HEATH: Events will probably dictate my future. I have an agent now that I hope may bring in work connected to movies. I feel it’s possible comics and animation, due to economics, may be greatly curtailed. But I think movies will always be made.

Also, I’ve always thought I might want to go into Western art.

JONES: What do you think about the trend in today’s comics toward nothing but superhero properties?

HEATH: I never did superheroes because I didn’t believe in the concept. I am very literal. If Superman jumped over a building and hit the pavement, the pavement would shatter and the feet in Superman’s costume would be gone. You can apply that to all those superheroes. How does Superman see if he is flying through hurricane winds? I have to believe it can happen or I won’t draw it. I did do a few issues of The Human Torch in the ’40s.

JONES: Are you optimistic about the future of comics?

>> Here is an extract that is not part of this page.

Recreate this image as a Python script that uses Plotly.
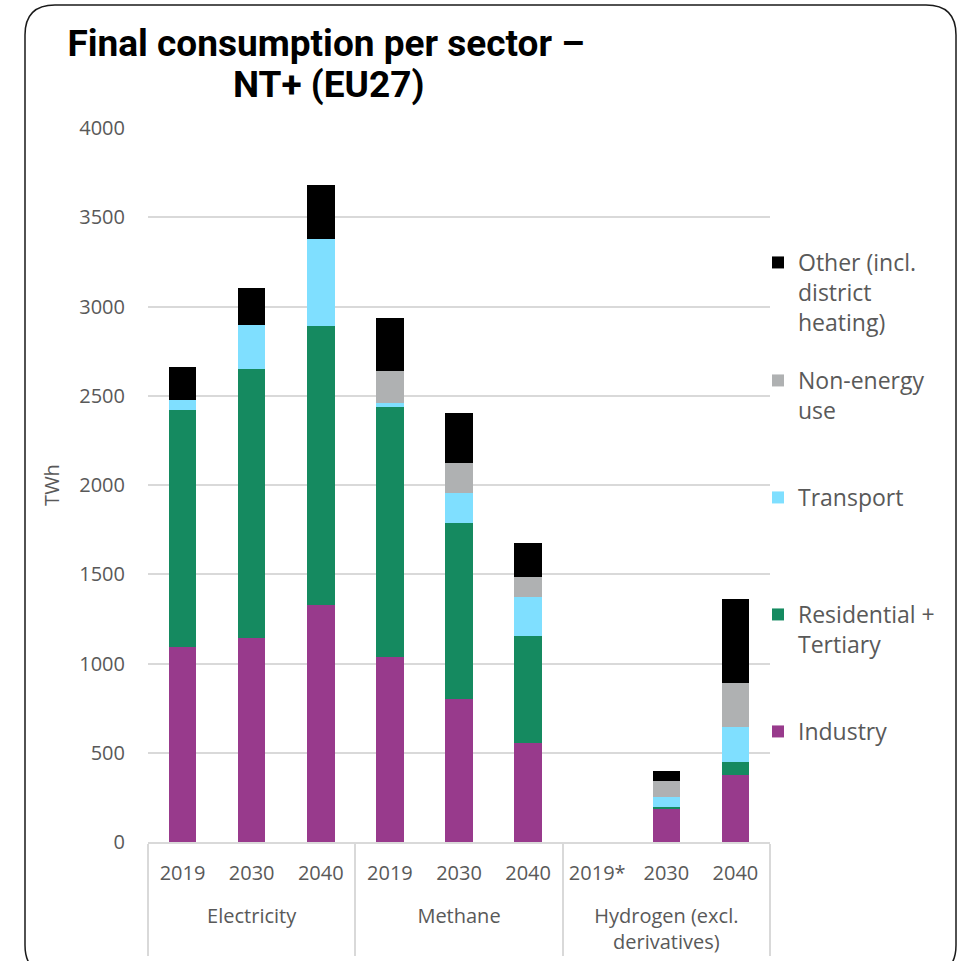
import plotly.graph_objects as go

# Final energy consumption by carrier and year (TWh)
carriers = ["Electricity"] * 3 + ["Methane"] * 3 + ["Hydrogen (excl.<br>derivatives)"] * 3
# hydrogen year labels carry a zero-width space so that "2019*" sorts first in its group
ZW = "\u200b"
years = ["2019", "2030", "2040", "2019", "2030", "2040", "2019*", "2030" + ZW, "2040" + ZW]

industry = [1092, 1143, 1328, 1036, 801, 555, 0, 185, 377]
residential_tertiary = [1328, 1505, 1563, 1401, 986, 599, 0, 11, 71]
transport = [54, 250, 489, 24, 168, 219, 0, 56, 196]
non_energy = [0, 0, 0, 178, 167, 113, 0, 91, 247]
other = [185, 204, 302, 297, 280, 189, 0, 53, 470]

series = [
    ("Industry", industry, "#983A8C"),
    ("Residential +<br>Tertiary", residential_tertiary, "#158A60"),
    ("Transport", transport, "#7FDFFF"),
    ("Non-energy<br>use", non_energy, "#AFB1B2"),
    ("Other (incl.<br>district<br>heating)", other, "#000000"),
]

W, H = 965, 961
L, R, T, B = 148, 770, 128, 842  # plot area in pixels


def px(x, y):
    return (x - L) / (R - L), (B - y) / (B - T)


FONT = "Open Sans, Lato, sans-serif"
TITLE_FONT = "Roboto, sans-serif"
GREY = "#595959"

fig = go.Figure()
legend_ids = ["legend", "legend2", "legend3", "legend4", "legend5"]
legend_tops = [710, 593, 476, 359, 241]  # pixel y of each legend entry

for (name, vals, color), lid in zip(series, legend_ids):
    fig.add_trace(go.Bar(
        x=[["<br>" + c for c in carriers], years], y=vals, name=name,
        marker=dict(color=color, line=dict(width=0)),
        legend=lid, showlegend=True,
    ))

legend_layout = {}
for lid, top in zip(legend_ids, legend_tops):
    legend_layout[lid] = dict(
        x=px(758, 0)[0], xanchor="left",
        y=px(0, top)[1], yanchor="top",
        bgcolor="rgba(0,0,0,0)", valign="top",
        font=dict(family=FONT, size=23, color=GREY),
    )

# rounded outer frame
x0, x1, y0, y1, r = 25, 956, 5, 975, 30


def P(x, y):
    a, b = px(x, y)
    return f"{a:.5f},{b:.5f}"


frame = (
    f"M {P(x0 + r, y0)} L {P(x1 - r, y0)} Q {P(x1, y0)} {P(x1, y0 + r)} "
    f"L {P(x1, y1 - r)} Q {P(x1, y1)} {P(x1 - r, y1)} "
    f"L {P(x0 + r, y1)} Q {P(x0, y1)} {P(x0, y1 - r)} "
    f"L {P(x0, y0 + r)} Q {P(x0, y0)} {P(x0 + r, y0)} Z"
)

fig.update_layout(
    width=W, height=H,
    margin=dict(l=L, r=W - R, t=T, b=H - B, autoexpand=False),
    paper_bgcolor="white", plot_bgcolor="white",
    barmode="stack", bargap=0.6, showlegend=True,
    title=dict(
        text="<b>Final consumption per sector –</b>",
        x=326 / W, xanchor="center", y=1 - 43 / H, yanchor="middle",
        font=dict(family=TITLE_FONT, size=37, color="#000000"),
    ),
    annotations=[dict(
        text="<b>NT+ (EU27)</b>", xref="paper", yref="paper",
        x=px(328, 0)[0], y=px(0, 84)[1], xanchor="center", yanchor="middle",
        showarrow=False, font=dict(family=TITLE_FONT, size=37, color="#000000"),
    )],
    xaxis=dict(
        type="multicategory",
        showline=True, linecolor="#D9D9D9", linewidth=1.5,
        showdividers=True, dividercolor="#D9D9D9", dividerwidth=1.5,
        ticklabelstandoff=12,
        tickfont=dict(family=FONT, size=20, color=GREY),
        showgrid=False,
    ),
    yaxis=dict(
        range=[0, 4000], dtick=500,
        showgrid=True, gridcolor="#D9D9D9", gridwidth=1.5,
        zeroline=False, showline=False,
        ticks="outside", ticklen=18, tickcolor="rgba(0,0,0,0)",
        tickfont=dict(family=FONT, size=20, color=GREY),
        title=dict(text="TWh", standoff=14, font=dict(family=FONT, size=20, color=GREY)),
    ),
    shapes=[dict(type="path", xref="paper", yref="paper", path=frame,
                 line=dict(color="#1A1A1A", width=1.5), layer="above")],
    **legend_layout,
)

fig.write_html("out.html")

HEATH: I think television has cut heavily into comic books. I can’t imagine someone turning off their favorite show on television to read a comic magazine, but I can very well imagine someone throwing down their favorite comic to watch their favorite television show. After all, television appeals to more senses at the same time. It stimulates the auditory senses. There is also timing involved in motion pictures and television. They feed it to you at a certain rate. When people tell me a book is better than a movie, I can’t believe it because a book only involves a few senses.